Dicevi prima che avete suonato molte canzoni nuove, ho guardato su internet e dovreste aver suonato 8 pezzi nuovi finora. Pensi che introdurrete anche le altre canzoni che vi mancano di questo nuovo disco?
Penso che prima o poi succederà.
Questo è il piano. Ma alcune canzoni non le suoniamo da quando eravamo in studio, quindi dovremmo provarle, e ora possiamo farlo come una band completa [insieme a Rob].
Quando sei in tour all’inizio provi ogni giorno e quello può essere un buon momento per provare nuove canzoni, ma a tour inoltrato… magari non si prova più un granché [ride].
Quindi non penso che succederà in questo tour, ma prima o poi penso e spero di sì.
Parlando di setlist una cosa particolare che ho notato è che avete suonato “Step Into Light” solamente una volta, e dopo quel singolo concerto l’avete lasciata perdere. Cosa è successo?
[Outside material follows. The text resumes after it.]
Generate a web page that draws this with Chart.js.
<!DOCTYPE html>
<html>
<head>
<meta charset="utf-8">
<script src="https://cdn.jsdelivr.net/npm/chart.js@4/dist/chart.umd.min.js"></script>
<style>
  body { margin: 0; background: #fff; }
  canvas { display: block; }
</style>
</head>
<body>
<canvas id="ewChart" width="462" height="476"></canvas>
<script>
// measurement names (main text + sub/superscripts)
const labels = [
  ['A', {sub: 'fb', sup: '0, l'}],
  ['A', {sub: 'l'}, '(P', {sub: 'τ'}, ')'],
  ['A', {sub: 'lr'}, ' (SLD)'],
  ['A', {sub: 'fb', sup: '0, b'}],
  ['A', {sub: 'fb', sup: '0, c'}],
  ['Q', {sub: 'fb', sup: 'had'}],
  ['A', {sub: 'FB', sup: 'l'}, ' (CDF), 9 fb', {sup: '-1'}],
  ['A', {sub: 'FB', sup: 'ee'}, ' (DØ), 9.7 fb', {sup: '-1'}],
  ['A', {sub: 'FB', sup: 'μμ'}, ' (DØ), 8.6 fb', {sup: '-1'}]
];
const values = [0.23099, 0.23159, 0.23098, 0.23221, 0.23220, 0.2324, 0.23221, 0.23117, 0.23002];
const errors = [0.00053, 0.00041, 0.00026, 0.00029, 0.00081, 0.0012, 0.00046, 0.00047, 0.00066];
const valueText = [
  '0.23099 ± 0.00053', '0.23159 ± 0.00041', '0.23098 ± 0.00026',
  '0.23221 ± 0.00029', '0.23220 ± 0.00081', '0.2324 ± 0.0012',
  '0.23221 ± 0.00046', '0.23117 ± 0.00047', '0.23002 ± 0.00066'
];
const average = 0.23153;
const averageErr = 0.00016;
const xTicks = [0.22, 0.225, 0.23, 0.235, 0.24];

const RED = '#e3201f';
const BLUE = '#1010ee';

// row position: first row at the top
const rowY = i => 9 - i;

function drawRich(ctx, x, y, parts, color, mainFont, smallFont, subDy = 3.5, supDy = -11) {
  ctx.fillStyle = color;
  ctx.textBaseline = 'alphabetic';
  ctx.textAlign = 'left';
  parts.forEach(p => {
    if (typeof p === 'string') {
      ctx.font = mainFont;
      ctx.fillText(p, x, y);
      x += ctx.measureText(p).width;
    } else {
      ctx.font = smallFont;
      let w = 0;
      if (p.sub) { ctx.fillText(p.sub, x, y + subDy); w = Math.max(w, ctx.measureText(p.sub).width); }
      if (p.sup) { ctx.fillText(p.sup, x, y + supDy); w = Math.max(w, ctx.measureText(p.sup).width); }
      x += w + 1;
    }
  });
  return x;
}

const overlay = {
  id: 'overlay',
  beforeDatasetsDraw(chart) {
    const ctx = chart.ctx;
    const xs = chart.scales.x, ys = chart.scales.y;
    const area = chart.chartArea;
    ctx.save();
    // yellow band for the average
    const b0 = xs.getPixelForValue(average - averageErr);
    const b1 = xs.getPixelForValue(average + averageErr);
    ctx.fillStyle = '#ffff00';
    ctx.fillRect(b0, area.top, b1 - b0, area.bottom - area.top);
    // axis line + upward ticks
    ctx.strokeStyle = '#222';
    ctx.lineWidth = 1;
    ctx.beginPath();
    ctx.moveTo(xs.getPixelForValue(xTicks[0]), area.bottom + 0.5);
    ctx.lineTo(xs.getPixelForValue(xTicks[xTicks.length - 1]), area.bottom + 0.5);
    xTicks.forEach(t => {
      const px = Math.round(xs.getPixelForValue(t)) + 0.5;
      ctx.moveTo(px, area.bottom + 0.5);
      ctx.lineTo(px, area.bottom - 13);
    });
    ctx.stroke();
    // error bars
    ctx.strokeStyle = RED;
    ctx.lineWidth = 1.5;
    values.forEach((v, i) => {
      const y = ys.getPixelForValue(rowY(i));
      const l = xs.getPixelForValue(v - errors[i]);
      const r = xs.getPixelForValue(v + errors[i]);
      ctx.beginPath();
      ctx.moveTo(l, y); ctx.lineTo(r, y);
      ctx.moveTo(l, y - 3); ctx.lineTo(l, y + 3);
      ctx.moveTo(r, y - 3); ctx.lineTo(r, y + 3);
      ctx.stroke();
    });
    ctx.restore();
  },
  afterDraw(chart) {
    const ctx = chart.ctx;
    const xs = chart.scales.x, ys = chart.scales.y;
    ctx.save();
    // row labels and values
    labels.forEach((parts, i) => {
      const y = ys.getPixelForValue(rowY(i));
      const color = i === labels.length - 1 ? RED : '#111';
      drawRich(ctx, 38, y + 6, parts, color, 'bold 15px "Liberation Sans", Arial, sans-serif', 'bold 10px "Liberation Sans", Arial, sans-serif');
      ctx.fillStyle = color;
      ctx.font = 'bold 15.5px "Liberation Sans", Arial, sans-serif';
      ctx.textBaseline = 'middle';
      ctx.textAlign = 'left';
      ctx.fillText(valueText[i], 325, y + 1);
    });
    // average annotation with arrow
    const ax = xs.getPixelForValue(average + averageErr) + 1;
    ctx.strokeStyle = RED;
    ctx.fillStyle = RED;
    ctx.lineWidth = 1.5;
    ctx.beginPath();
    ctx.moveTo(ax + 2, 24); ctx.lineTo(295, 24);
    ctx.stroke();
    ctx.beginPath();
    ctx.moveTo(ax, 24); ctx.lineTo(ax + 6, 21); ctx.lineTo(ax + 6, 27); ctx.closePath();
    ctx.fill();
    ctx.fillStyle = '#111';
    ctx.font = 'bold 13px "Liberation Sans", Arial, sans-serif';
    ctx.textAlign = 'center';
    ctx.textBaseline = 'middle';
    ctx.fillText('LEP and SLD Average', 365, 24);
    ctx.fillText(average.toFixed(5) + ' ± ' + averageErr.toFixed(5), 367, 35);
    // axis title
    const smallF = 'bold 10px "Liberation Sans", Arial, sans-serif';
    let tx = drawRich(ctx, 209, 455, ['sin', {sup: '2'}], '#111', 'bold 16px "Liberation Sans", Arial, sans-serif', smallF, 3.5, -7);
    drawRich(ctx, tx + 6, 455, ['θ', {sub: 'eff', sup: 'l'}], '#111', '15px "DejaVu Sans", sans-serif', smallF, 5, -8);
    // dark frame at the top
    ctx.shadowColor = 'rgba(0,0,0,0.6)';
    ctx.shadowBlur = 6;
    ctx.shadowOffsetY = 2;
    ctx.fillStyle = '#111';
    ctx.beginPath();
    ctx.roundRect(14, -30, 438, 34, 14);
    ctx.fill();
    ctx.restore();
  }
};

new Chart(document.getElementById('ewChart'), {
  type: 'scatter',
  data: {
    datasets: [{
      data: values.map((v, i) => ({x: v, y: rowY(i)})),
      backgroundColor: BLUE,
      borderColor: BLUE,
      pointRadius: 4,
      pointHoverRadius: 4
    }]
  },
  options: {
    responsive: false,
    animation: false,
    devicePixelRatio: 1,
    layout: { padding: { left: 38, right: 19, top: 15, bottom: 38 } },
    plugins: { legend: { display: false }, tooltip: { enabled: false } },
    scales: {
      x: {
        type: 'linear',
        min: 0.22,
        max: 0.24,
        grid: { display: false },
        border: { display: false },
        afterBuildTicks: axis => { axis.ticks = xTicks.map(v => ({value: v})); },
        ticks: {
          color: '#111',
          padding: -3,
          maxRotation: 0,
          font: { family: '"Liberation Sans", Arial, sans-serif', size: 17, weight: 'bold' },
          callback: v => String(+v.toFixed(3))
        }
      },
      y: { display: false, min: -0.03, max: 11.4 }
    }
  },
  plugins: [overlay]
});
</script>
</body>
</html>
L’abbiamo suonata una volta sola?
Secondo setlist.fm, quindi non te lo posso assicurare al 100%, ma parrebbe che l’abbiate suonata una volta sola a febbraio e poi non l’avete più messa in scaletta.
Ti dico, l’idea era di suonare tutti i pezzi e in quel tour era la prima volta che li suonavamo. Quello che può essere successo, e non te lo so dire per certo perché non mi ricordo, è che la canzone potrebbe aver ricevuto una risposta tiepida dal pubblico, o potrebbe esserci stato qualcosa che non ci tornava per come la suonavamo.
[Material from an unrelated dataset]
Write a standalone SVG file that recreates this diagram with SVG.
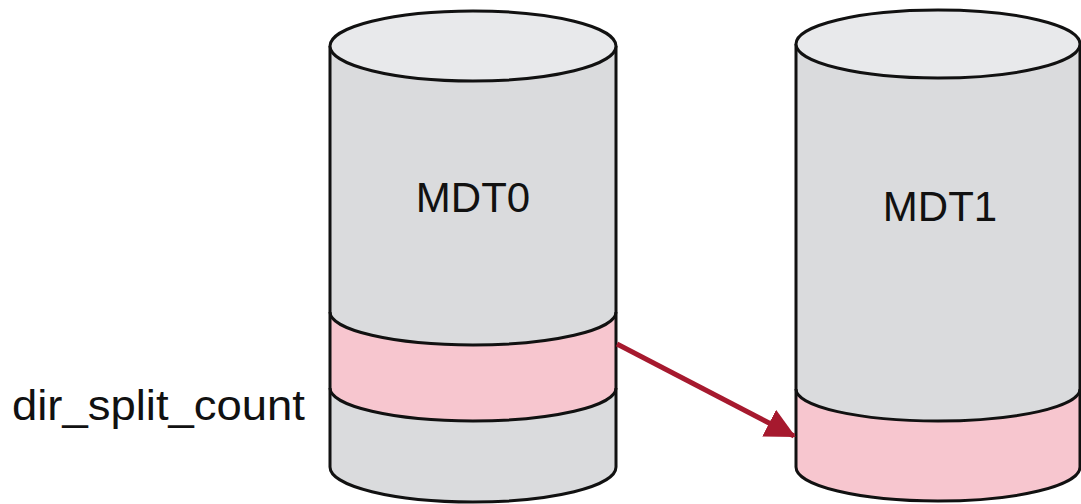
<svg xmlns="http://www.w3.org/2000/svg" width="1081" height="504" viewBox="0 0 1081 504">
  <style>
    .side { fill: #dadbdd; stroke: none; }
    .top { fill: #e8e9eb; stroke: #111; stroke-width: 3; }
    .band { fill: #f7c6cf; stroke: none; }
    .edge { fill: none; stroke: #111; stroke-width: 3; }
    .lbl { font-family: "Liberation Sans", Arial, sans-serif; fill: #111; }
    .link { stroke: #a6192e; stroke-width: 5; fill: none; }
  </style>
  <defs>
    <marker id="head" markerWidth="6" markerHeight="6" refX="5.6" refY="3" orient="auto" markerUnits="strokeWidth">
      <path d="M0,0 L6,3 L0,6 Z" fill="#a6192e"/>
    </marker>
  </defs>

  <!-- MDT0 cylinder -->
  <g id="mdt0">
    <path class="side" d="M330,46 L330,467 A143,35 0 0 0 616,467 L616,46 Z"/>
    <path class="band" d="M330,312 A143,33 0 0 0 616,312 L616,388 A143,33 0 0 1 330,388 Z"/>
    <path class="edge" d="M616,312 A143,33 0 0 1 330,312"/>
    <path class="edge" d="M616,388 A143,33 0 0 1 330,388"/>
    <path class="edge" d="M330,46 L330,467 A143,35 0 0 0 616,467 L616,46"/>
    <ellipse class="top" cx="473" cy="46" rx="143" ry="35"/>
    <text class="lbl" x="473" y="212" font-size="42" text-anchor="middle">MDT0</text>
  </g>

  <!-- MDT1 cylinder -->
  <g id="mdt1">
    <path class="side" d="M796,44 L796,467 A142,34 0 0 0 1080,467 L1080,44 Z"/>
    <path class="band" d="M796,389 A142,32 0 0 0 1080,389 L1080,467 A142,34 0 0 1 796,467 Z"/>
    <path class="edge" d="M1080,389 A142,32 0 0 1 796,389"/>
    <path class="edge" d="M796,44 L796,467 A142,34 0 0 0 1080,467 L1080,44"/>
    <ellipse class="top" cx="938" cy="44" rx="142" ry="34"/>
    <text class="lbl" x="940" y="221" font-size="42" text-anchor="middle">MDT1</text>
  </g>

  <!-- field label -->
  <g id="label-dir-split-count">
    <text class="lbl" x="12" y="420" font-size="42" textLength="293" lengthAdjust="spacingAndGlyphs">dir_split_count</text>
  </g>

  <!-- connectors -->
  <g id="connectors">
    <line class="link" x1="617" y1="344" x2="794" y2="436" marker-end="url(#head)"/>
  </g>
</svg>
Ma non saprei, quella canzone mi piace molto.
Taglio un po’ corta l’intervista perché con il ritardo dell’aereo tra non molto dovrete salire sul palco e così ti lascio il tempo di prepararti.
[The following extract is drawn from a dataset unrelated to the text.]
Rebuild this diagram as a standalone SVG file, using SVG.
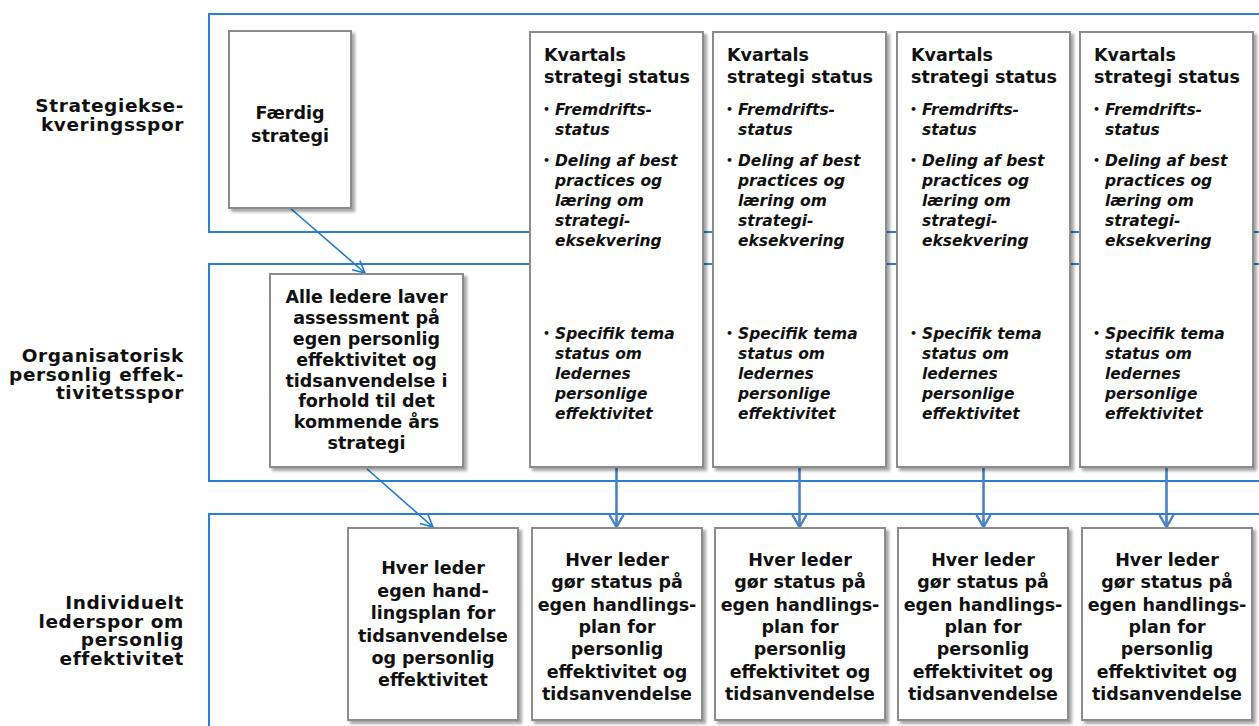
<svg xmlns="http://www.w3.org/2000/svg" width="1259" height="726" viewBox="0 0 1259 726">
<style>
.lane{fill:none;stroke:#2b7fcf;stroke-width:2}
.box{fill:#fff;stroke:#8c8c8c;stroke-width:2;filter:url(#sh)}
.t{font-family:"DejaVu Sans",Verdana,sans-serif;font-weight:bold;fill:#111}
.lbl{font-size:18.5px;text-anchor:end;letter-spacing:0.6px}
.bt{font-size:17.5px;text-anchor:middle}
.ti{font-size:17.5px}
.it{font-size:15.5px;font-style:italic}
.bul{font-size:11px;font-style:normal}
.diag{stroke:#1f7ad2;stroke-width:1.6;fill:none}
.vert{stroke:#4a80c4;stroke-width:2.6;fill:none}
</style>
<defs>
<filter id="sh" x="-10%" y="-10%" width="130%" height="130%">
<feDropShadow dx="3" dy="3" stdDeviation="1.8" flood-color="#000" flood-opacity="0.35"/>
</filter>
<marker id="ad" markerUnits="userSpaceOnUse" markerWidth="16" markerHeight="16" viewBox="0 0 16 16" refX="14" refY="8" orient="auto">
<path d="M2,2 L14,8 L2,14" fill="none" stroke="#1f7ad2" stroke-width="1.6"/>
</marker>
<marker id="av" markerUnits="userSpaceOnUse" markerWidth="18" markerHeight="18" viewBox="0 0 18 18" refX="15" refY="9" orient="auto">
<path d="M3,2 L15,9 L3,16" fill="none" stroke="#4a80c4" stroke-width="2.4"/>
</marker>
</defs>
<rect width="1259" height="726" fill="#fff"/>

<g id="lanes">
<rect class="lane" x="209" y="14" width="1100" height="218"/>
<rect class="lane" x="209" y="264" width="1100" height="217"/>
<rect class="lane" x="209" y="514" width="1100" height="260"/>
</g>

<g id="lane-labels">
<text class="t lbl"><tspan x="184" y="112">Strategiekse-</tspan><tspan x="184" y="130.5">kveringsspor</tspan></text>
<text class="t lbl"><tspan x="184" y="362">Organisatorisk</tspan><tspan x="184" y="380.5">personlig effek-</tspan><tspan x="184" y="399">tivitetsspor</tspan></text>
<text class="t lbl"><tspan x="184" y="609">Individuelt</tspan><tspan x="184" y="627.5">lederspor om</tspan><tspan x="184" y="646">personlig</tspan><tspan x="184" y="664.5">effektivitet</tspan></text>
</g>

<g id="connectors">
<line class="diag" x1="290" y1="208" x2="365" y2="273" marker-end="url(#ad)"/>
<line class="diag" x1="367" y1="469" x2="433" y2="527" marker-end="url(#ad)"/>
<line class="vert" x1="616.5" y1="468" x2="616.5" y2="527" marker-end="url(#av)"/>
<line class="vert" x1="799.5" y1="468" x2="799.5" y2="527" marker-end="url(#av)"/>
<line class="vert" x1="983.5" y1="468" x2="983.5" y2="527" marker-end="url(#av)"/>
<line class="vert" x1="1166.5" y1="468" x2="1166.5" y2="527" marker-end="url(#av)"/>
</g>

<g id="faerdig-strategi">
<rect class="box" x="229" y="31" width="122" height="177"/>
<text class="t bt"><tspan x="290" y="119">Færdig</tspan><tspan x="290" y="142">strategi</tspan></text>
</g>

<g id="alle-ledere">
<rect class="box" x="270" y="274" width="193" height="193"/>
<text class="t bt"><tspan x="366.5" y="303">Alle ledere laver</tspan><tspan x="366.5" y="324">assessment på</tspan><tspan x="366.5" y="345">egen personlig</tspan><tspan x="366.5" y="366">effektivitet og</tspan><tspan x="366.5" y="387">tidsanvendelse i</tspan><tspan x="366.5" y="407">forhold til det</tspan><tspan x="366.5" y="428">kommende års</tspan><tspan x="366.5" y="449">strategi</tspan></text>
</g>

<g id="kvartal-1">
<rect class="box" x="530" y="32" width="173" height="435"/>
<text class="t ti"><tspan x="544" y="61">Kvartals</tspan><tspan x="544" y="83">strategi status</tspan></text>
<text class="t it"><tspan class="bul" x="543" y="113">•</tspan><tspan x="555" y="115">Fremdrifts-</tspan><tspan x="555" y="135">status</tspan><tspan class="bul" x="543" y="164">•</tspan><tspan x="555" y="166">Deling af best</tspan><tspan x="555" y="186">practices og</tspan><tspan x="555" y="206">læring om</tspan><tspan x="555" y="226">strategi-</tspan><tspan x="555" y="246">eksekvering</tspan><tspan class="bul" x="543" y="337">•</tspan><tspan x="555" y="339">Specifik tema</tspan><tspan x="555" y="359">status om</tspan><tspan x="555" y="379">ledernes</tspan><tspan x="555" y="399">personlige</tspan><tspan x="555" y="419">effektivitet</tspan></text>
</g>

<g id="kvartal-2">
<rect class="box" x="713" y="32" width="173" height="435"/>
<text class="t ti"><tspan x="727" y="61">Kvartals</tspan><tspan x="727" y="83">strategi status</tspan></text>
<text class="t it"><tspan class="bul" x="726" y="113">•</tspan><tspan x="738" y="115">Fremdrifts-</tspan><tspan x="738" y="135">status</tspan><tspan class="bul" x="726" y="164">•</tspan><tspan x="738" y="166">Deling af best</tspan><tspan x="738" y="186">practices og</tspan><tspan x="738" y="206">læring om</tspan><tspan x="738" y="226">strategi-</tspan><tspan x="738" y="246">eksekvering</tspan><tspan class="bul" x="726" y="337">•</tspan><tspan x="738" y="339">Specifik tema</tspan><tspan x="738" y="359">status om</tspan><tspan x="738" y="379">ledernes</tspan><tspan x="738" y="399">personlige</tspan><tspan x="738" y="419">effektivitet</tspan></text>
</g>

<g id="kvartal-3">
<rect class="box" x="897" y="32" width="173" height="435"/>
<text class="t ti"><tspan x="911" y="61">Kvartals</tspan><tspan x="911" y="83">strategi status</tspan></text>
<text class="t it"><tspan class="bul" x="910" y="113">•</tspan><tspan x="922" y="115">Fremdrifts-</tspan><tspan x="922" y="135">status</tspan><tspan class="bul" x="910" y="164">•</tspan><tspan x="922" y="166">Deling af best</tspan><tspan x="922" y="186">practices og</tspan><tspan x="922" y="206">læring om</tspan><tspan x="922" y="226">strategi-</tspan><tspan x="922" y="246">eksekvering</tspan><tspan class="bul" x="910" y="337">•</tspan><tspan x="922" y="339">Specifik tema</tspan><tspan x="922" y="359">status om</tspan><tspan x="922" y="379">ledernes</tspan><tspan x="922" y="399">personlige</tspan><tspan x="922" y="419">effektivitet</tspan></text>
</g>

<g id="kvartal-4">
<rect class="box" x="1080" y="32" width="173" height="435"/>
<text class="t ti"><tspan x="1094" y="61">Kvartals</tspan><tspan x="1094" y="83">strategi status</tspan></text>
<text class="t it"><tspan class="bul" x="1093" y="113">•</tspan><tspan x="1105" y="115">Fremdrifts-</tspan><tspan x="1105" y="135">status</tspan><tspan class="bul" x="1093" y="164">•</tspan><tspan x="1105" y="166">Deling af best</tspan><tspan x="1105" y="186">practices og</tspan><tspan x="1105" y="206">læring om</tspan><tspan x="1105" y="226">strategi-</tspan><tspan x="1105" y="246">eksekvering</tspan><tspan class="bul" x="1093" y="337">•</tspan><tspan x="1105" y="339">Specifik tema</tspan><tspan x="1105" y="359">status om</tspan><tspan x="1105" y="379">ledernes</tspan><tspan x="1105" y="399">personlige</tspan><tspan x="1105" y="419">effektivitet</tspan></text>
</g>

<g id="handlingsplan">
<rect class="box" x="348" y="528" width="170" height="192"/>
<text class="t bt"><tspan x="433" y="574">Hver leder</tspan><tspan x="433" y="597">egen hand-</tspan><tspan x="433" y="619">lingsplan for</tspan><tspan x="433" y="642">tidsanvendelse</tspan><tspan x="433" y="664">og personlig</tspan><tspan x="433" y="686">effektivitet</tspan></text>
</g>

<g id="status-1">
<rect class="box" x="532" y="528" width="170" height="192"/>
<text class="t bt"><tspan x="617" y="566">Hver leder</tspan><tspan x="617" y="588">gør status på</tspan><tspan x="617" y="611">egen handlings-</tspan><tspan x="617" y="633">plan for</tspan><tspan x="617" y="655">personlig</tspan><tspan x="617" y="678">effektivitet og</tspan><tspan x="617" y="700">tidsanvendelse</tspan></text>
</g>

<g id="status-2">
<rect class="box" x="715" y="528" width="170" height="192"/>
<text class="t bt"><tspan x="800" y="566">Hver leder</tspan><tspan x="800" y="588">gør status på</tspan><tspan x="800" y="611">egen handlings-</tspan><tspan x="800" y="633">plan for</tspan><tspan x="800" y="655">personlig</tspan><tspan x="800" y="678">effektivitet og</tspan><tspan x="800" y="700">tidsanvendelse</tspan></text>
</g>

<g id="status-3">
<rect class="box" x="898" y="528" width="170" height="192"/>
<text class="t bt"><tspan x="983" y="566">Hver leder</tspan><tspan x="983" y="588">gør status på</tspan><tspan x="983" y="611">egen handlings-</tspan><tspan x="983" y="633">plan for</tspan><tspan x="983" y="655">personlig</tspan><tspan x="983" y="678">effektivitet og</tspan><tspan x="983" y="700">tidsanvendelse</tspan></text>
</g>

<g id="status-4">
<rect class="box" x="1082" y="528" width="170" height="192"/>
<text class="t bt"><tspan x="1167" y="566">Hver leder</tspan><tspan x="1167" y="588">gør status på</tspan><tspan x="1167" y="611">egen handlings-</tspan><tspan x="1167" y="633">plan for</tspan><tspan x="1167" y="655">personlig</tspan><tspan x="1167" y="678">effektivitet og</tspan><tspan x="1167" y="700">tidsanvendelse</tspan></text>
</g>
</svg>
Sì, devo suonare un po’, riscaldarmi. Mi spiace molto.
Nessun problema, figurati. L’ultima cosa che ti volevo chiedere è, al giorno d’oggi i social media hanno un ruolo importante nel rapporto tra una band e i fan, e sicuramente aiutano anche molto a mantenere alta l’attenzione su un gruppo, ma allo stesso tempo uno deve stare attento a come si pone per non finire a fare autogol e compromettere questo rapporto. Nella band avete regole su come usare i social?
La regola generale è “Non fare lo stronzo”.
Per il resto nessuno di noi, cioè, Rob usa parecchio Instagram, ma per il resto… voglio dire, io ho Instagram, Jon credo anche, Michael non è su nessun social media, ma non abbiamo davvero nessuna regola.
Io non pubblico niente sulla politica, ma questo sono io, non è una regola esplicita.
Sì, forse regole è la parola sbagliata. Più che altro, sei attento al modo in cui usi i social, fai attenzione per evitare problemi e polemiche?
Assolutamente, e questo è il motivo per cui non pubblico tante cose, mi chiedo “Ma a qualcuno interesserebbe davvero quello che pubblico?”, mi metto molto in dubbio.
Poi c’è una persona che si occupa della nostra pagina Facebook, non è che tutto quello che vedi lo pubblichiamo direttamente noi.
La realtà è che non uso i social così tanto.
Quando apro Instagram finisco per guardare bonsai e vasche di pesci [ride] perché quelli sono i miei hobby! Poi ovviamente guardo le band che mi piacciono.
Non pubblico assolutamente niente che includa la mia famiglia, devono essere loro a deciderlo quando avranno la giusta età, i miei ragazzi sono completamente off dai miei social.